Given data:
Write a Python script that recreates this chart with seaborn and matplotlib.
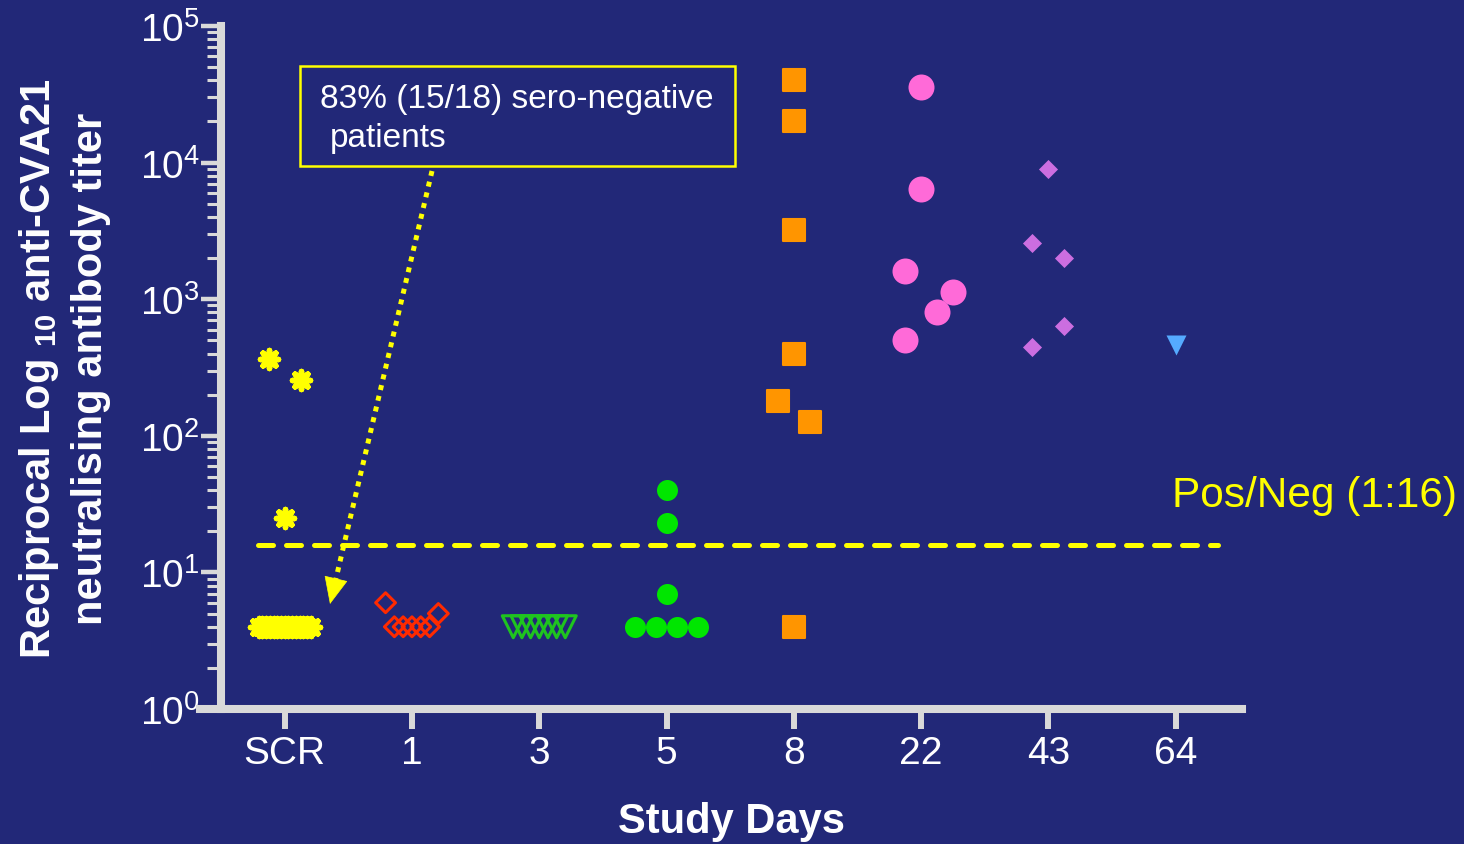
import numpy as np
import pandas as pd
import matplotlib
matplotlib.use("Agg")
import matplotlib.pyplot as plt
from matplotlib.patches import Rectangle
from matplotlib.ticker import LogLocator, NullFormatter
import seaborn as sns

# reciprocal neutralising titers, one list per study day
days = ["SCR", "1", "3", "5", "8", "22", "43", "64"]
titer_scr = [4, 4, 4, 4, 4, 4, 4, 4, 4, 4, 4, 4, 4, 4, 4, 25, 256, 362]
titer_d1 = [4, 4, 4, 4, 4, 5, 6]
titer_d3 = [4, 4, 4, 4, 4, 4, 4]
titer_d5 = [4, 4, 4, 4, 7, 23, 40]
titer_d8 = [4, 126, 180, 400, 3200, 20000, 40000]
titer_d22 = [500, 800, 1130, 1600, 6400, 36000]
titer_d43 = [450, 640, 2000, 2560, 9000]
titer_d64 = [460]
cutoff = 16

rows = []
for d, vals in zip(days, [titer_scr, titer_d1, titer_d3, titer_d5,
                          titer_d8, titer_d22, titer_d43, titer_d64]):
    for v in vals:
        rows.append({"day": d, "titer": v})
df = pd.DataFrame(rows)

BG = "#222878"
AXC = "#d9d9d9"
YEL = "#ffff00"

# marker style per day: marker, marker size (px), visual span (px), colour, line width, open?
styles = {
    "SCR": ((8, 2, 0), 18, 22, YEL, 4.0, False),
    "1": ("D", 14, 22, "#ff2a00", 2.2, True),
    "3": ("v", 22, 26, "#1fc41f", 2.2, True),
    "5": ("o", 21, 21, "#00e600", 0, False),
    "8": ("s", 23, 26, "#ff9500", 1.5, False),
    "22": ("o", 26, 26, "#ff6ad8", 0, False),
    "43": ("D", 13.5, 20, "#cc6ee0", 0, False),
    "64": ("v", 20, 20, "#55aaff", 0, False),
}

# figure geometry (px)
W, H = 1464, 845
AX_L, AX_B, AX_W, AX_H = 200, 135, 1042, 683
XLIM = (-0.665, 7.52)
PX_CAT = AX_W / (XLIM[1] - XLIM[0])
PX_DEC = AX_H / 5.0
SIDE = 16


def spread(values, span):
    # prism-like scatter layout: equal values in a row, close values side by side
    v = np.asarray(values, float)
    yp = np.log10(v) * PX_DEC
    off = np.zeros(len(v))
    uniq, counts = np.unique(v, return_counts=True)
    cnt = dict(zip(uniq, counts))
    row_half = {}
    for u, c in cnt.items():
        if c > 1:
            idx = np.where(v == u)[0]
            step = span if c * span <= 90 else min(0.4 * span, 52 / (c - 1))
            off[idx] = (np.arange(c) - (c - 1) / 2) * step
            row_half[u] = (c - 1) / 2 * step + step
    singles = sorted([i for i in range(len(v)) if cnt[v[i]] == 1], key=lambda i: -v[i])
    chains = []
    for i in singles:
        if chains and abs(yp[chains[-1][-1]] - yp[i]) < 1.15 * span:
            chains[-1].append(i)
        else:
            chains.append([i])
    pair = 0
    for ch in chains:
        if len(ch) < 2:
            continue
        h = SIDE
        for u, rh in row_half.items():
            if any(abs(yp[i] - np.log10(u) * PX_DEC) < 1.15 * span for i in ch):
                h = max(h, rh)
        for k, i in enumerate(ch):
            if k > 0 and k % 2 == 0:
                pair += 1
            sign = -1 if (k % 2 == 0) == (pair % 2 == 0) else 1
            off[i] = sign * h
        pair += 1
        # push apart anything still touching, working upwards
        placed = []
        for i in sorted(ch, key=lambda i: v[i]):
            while any(np.hypot(off[i] - off[j], yp[i] - yp[j]) < 0.95 * span for j in placed):
                off[i] += np.sign(off[i]) * SIDE
            placed.append(i)
    return off / PX_CAT


df["pos"] = 0.0
for k, d in enumerate(days):
    m = df["day"] == d
    df.loc[m, "pos"] = k + spread(df.loc[m, "titer"].values, styles[d][2])


def px_to_data(x, y):
    return ((x - AX_L) / PX_CAT + XLIM[0], 10 ** ((AX_B + AX_H - (H - y) - AX_B) * 0 + (H - AX_B - y) / PX_DEC))


sns.set_theme(style="ticks")
plt.rcParams["font.family"] = ["Liberation Sans", "DejaVu Sans"]
plt.rcParams["mathtext.fontset"] = "custom"
plt.rcParams["mathtext.rm"] = "Liberation Sans"
plt.rcParams["mathtext.bf"] = "Liberation Sans:bold"

fig = plt.figure(figsize=(W / 100, H / 100), dpi=100, facecolor=BG)
ax = fig.add_axes([AX_L / W, AX_B / H, AX_W / W, AX_H / H])
ax.set_facecolor(BG)

# threshold line
ax.axhline(cutoff, xmin=(258 - AX_L) / AX_W, xmax=(1218 - AX_L) / AX_W,
           color=YEL, lw=3.6, ls=(0, (3, 2.6)), dash_capstyle="round", zorder=2)

for d in days:
    mk, size, span, col, lw, hollow = styles[d]
    sub = df[df["day"] == d]
    s = (size * 0.72) ** 2
    if isinstance(mk, tuple):
        sns.scatterplot(data=sub, x="pos", y="titer", marker=mk, s=s, color=col,
                        linewidth=lw, ax=ax, legend=False, zorder=3)
    else:
        sns.scatterplot(data=sub, x="pos", y="titer", marker=mk, s=s, color=col,
                        edgecolor=col, linewidth=lw, ax=ax, legend=False, zorder=3)
        coll = ax.collections[-1]
        coll.set_joinstyle("round")
        if hollow:
            coll.set_facecolor("none")
            coll.set_edgecolor(col)

ax.set_yscale("log")
ax.set_ylim(1, 1e5)
ax.set_xlim(*XLIM)
ax.yaxis.set_major_locator(LogLocator(base=10, numticks=10))
ax.yaxis.set_minor_locator(LogLocator(base=10, subs=np.arange(2, 10), numticks=50))
ax.yaxis.set_minor_formatter(NullFormatter())
ax.set_xticks(range(len(days)))
ax.set_xticklabels(days)

for side in ["top", "right"]:
    ax.spines[side].set_visible(False)
ax.spines["left"].set_position(("data", -0.5))
for side in ["left", "bottom"]:
    ax.spines[side].set_linewidth(5.8)
    ax.spines[side].set_color(AXC)

ax.tick_params(axis="y", which="major", length=14.4, width=3.2, color=AXC,
               labelcolor="white", labelsize=28, pad=1)
ax.tick_params(axis="y", which="minor", length=10, width=2.2, color=AXC)
ax.tick_params(axis="x", which="major", length=14.4, width=4.3, color=AXC,
               labelcolor="white", labelsize=28, pad=4)

ax.set_ylabel(r"Reciprocal Log $_{\mathbf{10}}$ anti-CVA21" + "\n" + "neutralising antibody titer",
              fontsize=30, fontweight="bold", color="white", linespacing=1.3)
ax.yaxis.label.set_va("center")
ax.yaxis.set_label_coords((64 - AX_L) / AX_W, 0.5)
ax.set_xlabel("Study Days", fontsize=30, fontweight="bold", color="white")
ax.xaxis.label.set_va("center")
ax.xaxis.set_label_coords((731 - AX_L) / AX_W, (710 - 822) / AX_H)

ax.text(6.97, 37, "Pos/Neg (1:16)", color=YEL, fontsize=30.5, va="center", ha="left")

# annotation box and arrow
fig.add_artist(Rectangle((300 / W, 1 - 167 / H), 435 / W, 100 / H, transform=fig.transFigure,
                         fill=False, edgecolor=YEL, lw=1.8))
fig.text(320 / W, 1 - 100 / H, "83% (15/18) sero-negative", fontsize=24, color="white", va="center")
fig.text(330 / W, 1 - 138 / H, "patients", fontsize=24, color="white", va="center")

start, tip = np.array([432.0, 172.0]), np.array([330.0, 605.0])
u = (tip - start) / np.hypot(*(tip - start))
neck = tip - 20 * u
ax.annotate("", xy=px_to_data(*neck), xytext=px_to_data(*start),
            arrowprops=dict(arrowstyle="-", color=YEL, lw=3.6, linestyle=(0, (1, 1.2)),
                            capstyle="butt", shrinkA=0, shrinkB=0), zorder=4)
ax.annotate("", xy=px_to_data(*tip), xytext=px_to_data(*(tip - 22 * u)),
            arrowprops=dict(arrowstyle="-|>,head_length=0.9,head_width=0.4", color=YEL,
                            lw=0.5, mutation_scale=20, shrinkA=0, shrinkB=0), zorder=4)

fig.savefig("out.png", dpi=100, facecolor=BG)
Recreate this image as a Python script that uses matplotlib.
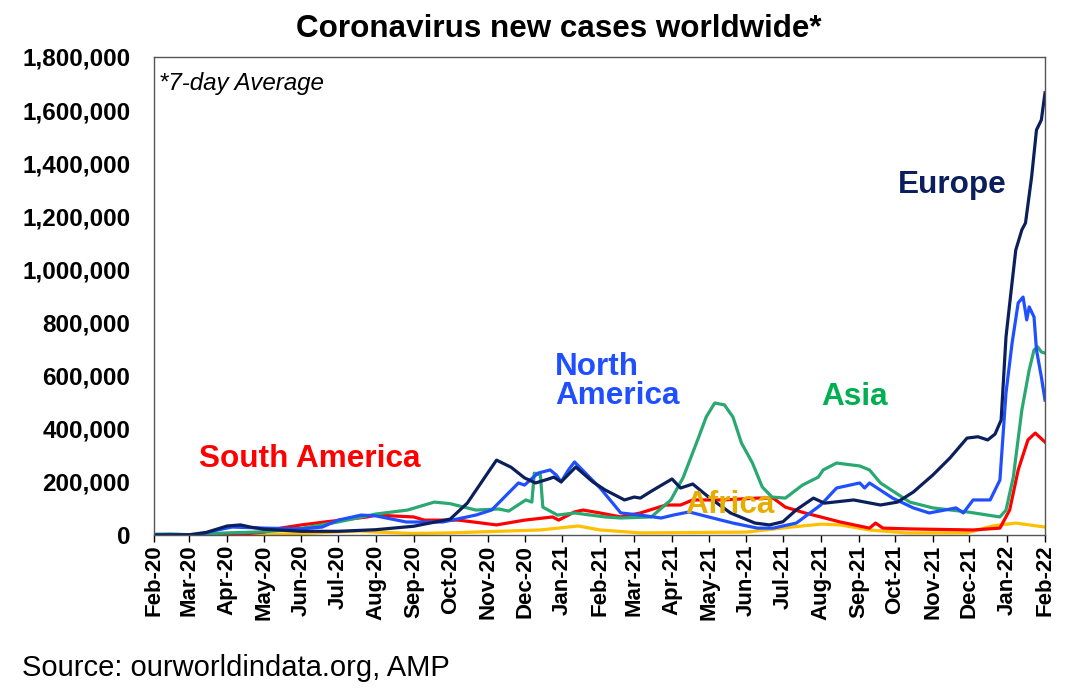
import pandas as pd
import matplotlib
matplotlib.use("Agg")
import matplotlib.pyplot as plt
import matplotlib.dates as mdates
from matplotlib.ticker import FuncFormatter

plt.rcParams['font.family'] = ['Liberation Sans', 'DejaVu Sans']

# 7-day average of new cases, thousands
europe_dates = ["2020-02-01", "2020-03-01", "2020-03-15", "2020-04-01", "2020-04-12", "2020-04-20",
                "2020-05-01", "2020-06-01", "2020-07-01", "2020-08-01", "2020-09-01", "2020-10-01",
                "2020-10-15", "2020-11-01", "2020-11-08", "2020-11-20", "2020-12-01", "2020-12-10",
                "2020-12-20", "2020-12-25", "2020-12-31", "2021-01-12", "2021-01-26", "2021-02-05",
                "2021-02-21", "2021-03-01", "2021-03-06", "2021-03-15", "2021-04-01", "2021-04-08",
                "2021-04-18", "2021-05-01", "2021-05-19", "2021-06-08", "2021-06-20", "2021-07-01",
                "2021-07-12", "2021-07-26", "2021-08-04", "2021-08-28", "2021-09-19", "2021-10-03",
                "2021-10-16", "2021-11-01", "2021-11-15", "2021-11-29", "2021-12-08", "2021-12-16",
                "2021-12-22", "2021-12-27", "2021-12-31", "2022-01-04", "2022-01-08", "2022-01-13",
                "2022-01-16", "2022-01-21", "2022-01-25", "2022-01-29", "2022-02-01"]
europe_k = [0, 1, 10, 34, 38, 30,
            22, 14, 14, 20, 33, 60,
            120, 235, 282, 255, 215, 196,
            210, 218, 200, 256, 200, 170,
            132, 143, 139, 165, 211, 177,
            192, 143, 83, 45, 38, 50,
            95, 139, 120, 132, 113, 124,
            162, 226, 290, 365, 370, 358,
            380, 433, 746, 911, 1073, 1149,
            1175, 1348, 1525, 1563, 1665]

namerica_dates = ["2020-02-01", "2020-03-10", "2020-03-20", "2020-04-05", "2020-05-01", "2020-06-01",
                  "2020-06-18", "2020-07-01", "2020-07-20", "2020-08-01", "2020-08-26", "2020-09-10",
                  "2020-09-25", "2020-10-22", "2020-11-04", "2020-11-26", "2020-12-01", "2020-12-12",
                  "2020-12-22", "2020-12-27", "2020-12-31", "2021-01-06", "2021-01-11", "2021-02-01",
                  "2021-02-18", "2021-03-06", "2021-03-23", "2021-04-02", "2021-04-15", "2021-05-01",
                  "2021-05-21", "2021-06-10", "2021-06-23", "2021-07-12", "2021-08-01", "2021-08-14",
                  "2021-09-02", "2021-09-06", "2021-09-10", "2021-09-29", "2021-10-16", "2021-10-29",
                  "2021-11-20", "2021-11-26", "2021-12-04", "2021-12-18", "2021-12-26", "2021-12-31",
                  "2022-01-05", "2022-01-10", "2022-01-14", "2022-01-17", "2022-01-19", "2022-01-23",
                  "2022-01-25", "2022-01-29", "2022-02-01"]
namerica_k = [0, 2, 15, 30, 26, 23,
              30, 56, 75, 72, 49, 49,
              49, 75, 94, 196, 188, 233,
              245, 226, 200, 245, 275, 177,
              83, 75, 64, 75, 87, 68,
              45, 26, 26, 45, 113, 177,
              196, 177, 196, 139, 102, 83,
              102, 83, 132, 132, 207, 535,
              723, 874, 896, 810, 859, 821,
              697, 595, 508]

asia_dates = ["2020-02-01", "2020-02-15", "2020-03-01", "2020-04-01", "2020-05-01", "2020-06-01",
              "2020-07-01", "2020-08-01", "2020-08-27", "2020-09-18", "2020-10-01", "2020-10-22",
              "2020-11-10", "2020-11-18", "2020-12-02", "2020-12-07", "2020-12-09", "2020-12-14",
              "2020-12-16", "2020-12-28", "2021-01-11", "2021-02-05", "2021-02-18", "2021-03-15",
              "2021-03-31", "2021-04-10", "2021-04-22", "2021-04-29", "2021-05-06", "2021-05-14",
              "2021-05-21", "2021-05-28", "2021-06-06", "2021-06-14", "2021-06-22", "2021-07-03",
              "2021-07-17", "2021-07-30", "2021-08-03", "2021-08-14", "2021-08-26", "2021-09-02",
              "2021-09-10", "2021-09-19", "2021-10-13", "2021-11-01", "2021-11-29", "2021-12-26",
              "2021-12-31", "2022-01-06", "2022-01-13", "2022-01-19", "2022-01-23", "2022-01-26",
              "2022-01-29", "2022-02-01"]
asia_k = [3, 4, 1, 8, 12, 25,
          49, 79, 94, 124, 118, 94,
          98, 90, 132, 124, 233, 226,
          105, 75, 83, 68, 64, 68,
          132, 215, 358, 444, 497, 490,
          444, 346, 271, 181, 143, 139,
          188, 218, 245, 271, 264, 260,
          245, 196, 124, 102, 87, 68,
          94, 218, 471, 621, 697, 708,
          689, 685]

samerica_dates = ["2020-02-01", "2020-04-01", "2020-04-15", "2020-05-01", "2020-05-15", "2020-06-01",
                  "2020-06-20", "2020-07-03", "2020-07-25", "2020-08-01", "2020-09-01", "2020-09-10",
                  "2020-10-08", "2020-11-08", "2020-12-01", "2020-12-24", "2020-12-29", "2021-01-11",
                  "2021-01-18", "2021-02-01", "2021-02-18", "2021-03-06", "2021-03-27", "2021-04-08",
                  "2021-04-18", "2021-05-13", "2021-06-10", "2021-06-23", "2021-07-03", "2021-07-19",
                  "2021-08-01", "2021-08-17", "2021-09-10", "2021-09-15", "2021-09-21", "2021-10-13",
                  "2021-12-04", "2021-12-26", "2022-01-03", "2022-01-10", "2022-01-18", "2022-01-24",
                  "2022-02-01"]
samerica_k = [0, 0, 4, 11, 26, 38,
              49, 56, 68, 75, 68, 56,
              56, 38, 56, 68, 56, 87,
              94, 83, 68, 83, 113, 113,
              132, 132, 139, 139, 105, 83,
              68, 49, 26, 45, 26, 23,
              19, 26, 94, 245, 358, 384,
              350]

africa_dates = ["2020-02-01", "2020-04-01", "2020-05-01", "2020-06-01", "2020-07-01", "2020-07-20",
                "2020-08-01", "2020-09-01", "2020-10-01", "2020-12-14", "2021-01-14", "2021-02-01",
                "2021-03-06", "2021-06-01", "2021-07-08", "2021-08-01", "2021-08-17", "2021-09-10",
                "2021-10-10", "2021-11-29", "2021-12-20", "2022-01-08", "2022-02-01"]
africa_k = [0, 0, 3, 5, 12, 15,
            11, 6, 8, 19, 34, 19,
            8, 11, 30, 41, 38, 19,
            8, 8, 34, 45, 30]

series = [
    ("Africa", africa_dates, africa_k, "#ffc000"),
    ("South America", samerica_dates, samerica_k, "#ff0000"),
    ("Asia", asia_dates, asia_k, "#2aa872"),
    ("North America", namerica_dates, namerica_k, "#1f4fff"),
    ("Europe", europe_dates, europe_k, "#0b1f5c"),
]

fig = plt.figure(figsize=(10.8, 6.99), dpi=100)
ax = fig.add_axes([0.1426, 0.2346, 0.8250, 0.6839])

for name, dates, vals, color in series:
    ax.plot(pd.to_datetime(dates), [v * 1000 for v in vals], color=color, lw=2.3,
            solid_joinstyle="round")

ax.set_xlim(pd.Timestamp("2020-02-01"), pd.Timestamp("2022-02-01"))
ax.set_ylim(0, 1800000)
ax.set_yticks(range(0, 1800001, 200000))
ax.yaxis.set_major_formatter(FuncFormatter(lambda v, p: f"{int(v):,}"))
ax.xaxis.set_major_locator(mdates.MonthLocator())
ax.xaxis.set_major_formatter(mdates.DateFormatter("%b-%y"))

ax.tick_params(axis="x", direction="out", length=5, width=1, rotation=90, labelsize=16, pad=2)
ax.tick_params(axis="y", length=0, labelsize=17.5, pad=17)
for lab in ax.get_xticklabels() + ax.get_yticklabels():
    lab.set_fontweight("bold")
for sp in ax.spines.values():
    sp.set_color("#555555")
    sp.set_linewidth(1)

fig.text(0.5176, 0.959, "Coronavirus new cases worldwide*", ha="center", va="center",
         fontsize=22.6, fontweight="bold")
ax.text(0.006, 0.945, "*7-day Average", transform=ax.transAxes, fontsize=17.4, style="italic",
        va="center", ha="left")

lab_kw = dict(fontsize=22.7, fontweight="bold", va="center", ha="left")
ax.text(pd.Timestamp("2021-10-03"), 1318000, "Europe", color="#0b1f5c", **lab_kw)
ax.text(pd.Timestamp("2020-12-26"), 578000, "North\nAmerica", color="#1f4fff",
        linespacing=0.95, **lab_kw)
ax.text(pd.Timestamp("2021-08-01"), 520000, "Asia", color="#00b050", **lab_kw)
ax.text(pd.Timestamp("2020-03-09"), 286000, "South America", color="#ff0000", **lab_kw)
ax.text(pd.Timestamp("2021-04-12"), 113000, "Africa", color="#e6ac00", **lab_kw)

fig.text(0.02, 0.044, "Source: ourworldindata.org, AMP", fontsize=21, va="center", ha="left")

fig.savefig("out.png", dpi=100)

Given problem: Exactly how many lines contain "seaborn"? State the number and nothing else.

Reply: 2